The exercise involves dividing third- through fifth-graders once a week for five weeks into small groups by race. During the 45-minute session students talk about their experience being a person of a particular race. They discuss similarities and differences, and how other people view them based on their appearance.
After the session is over, the kids would get together in a mixed-race setting and speak about what they've learned from the session, followed by the regular classes and activities.
Although some parents are OK with the exercise, there are some (mainly white parents) who feel uncomfortable because they worry about being perceived as racists, according to the article. Some blacks have also made reference to old wounds dating back to slavery.
With the topic being centered around whites and black, other races were feeling excluded. "It's so fricking boring," said a fifth-grader in the Asian group.
I wish we were able to experience a program like this where we could discuss our experiences as members of the black and white communities in a classroom setting.

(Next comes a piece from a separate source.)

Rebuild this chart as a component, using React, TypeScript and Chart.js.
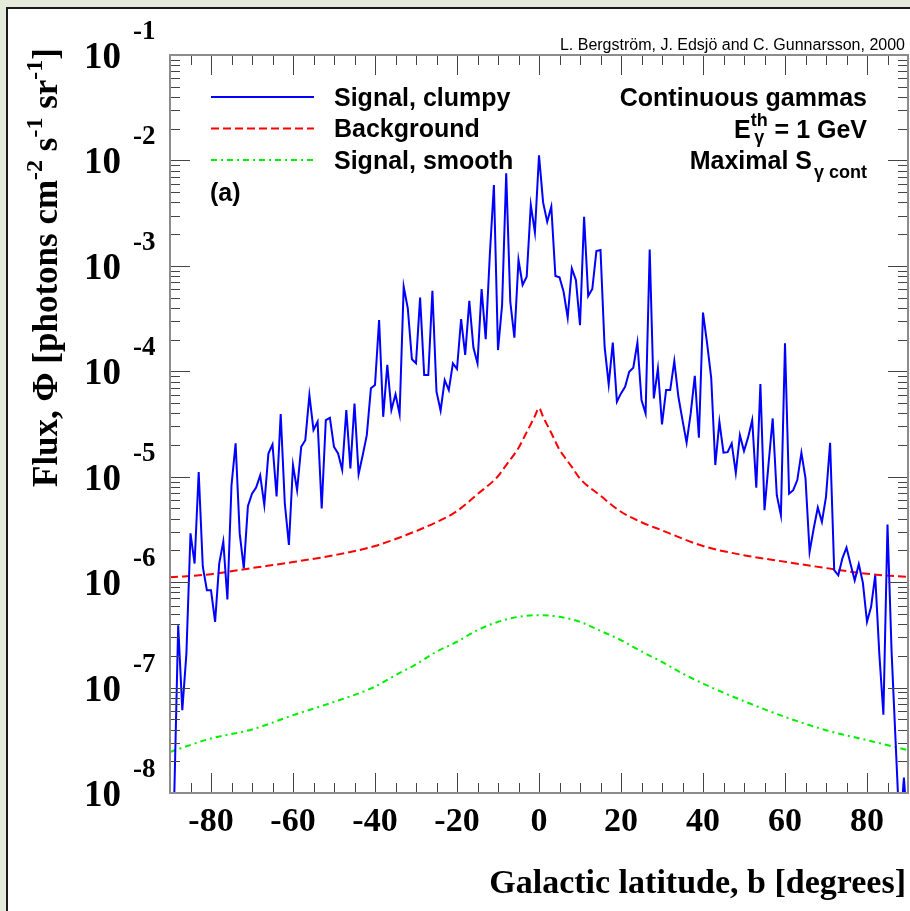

When I first read about Fieldston Lower school's plan to separate students according to race, I was shocked. However after reading about the principal's intentions, my sense of shock turned into hope.
I've always been a firm believer in teaching kids about race. A few months ago one of my daughter's classmates asked me why my complexion is darker than my daughter's skin.
Rather than break out with a lesson on how interracial couples make biracial babies, I held out my hands and said, "I don't know. Because God made it that way." Then I put my hands next to her olive skin and added, "Look, yours is different, too."
I wouldn't want another parent speaking with my kids about race. So, I was careful not to address the topic head on because I wouldn't want to overstep my boundaries.
This little girl is 4-years-old, which is below Fieldston Lower's age range for the program. But, I think about what happens as this little girl gets older. Will her questions regarding race get answered? Or will her parents remain mum about the subject matter?
With the program, kids are able to speak up about their experiences like racial stereotypes and discrimination. I think people will gain a better understanding of race, if situations like these are being addressed.
Growing up, my husband said his family avoided the topic. He lived in a mostly white neighborhood, but he says attending a predominately black school taught him about racial tolerance.
My family didn't shy away from the subject at all. In fact, it was talked about quite a bit. Even though there are different races in Jamaica, the United States is a whole different ball of wax. Back home we were connected through culture, here in America we had to assimilate, and that required being educated about race and culture.
We both had a different upbringing. But I wish we were able to experience a program like this where we could discuss our experiences as members of the black and white communities in a classroom setting.
Even though Fieldston students are more diverse, I think this program would work in all schools. I strongly believe that discussing race means teaching tolerance among all races. In doing so, it puts us one step closer to ending racism all together.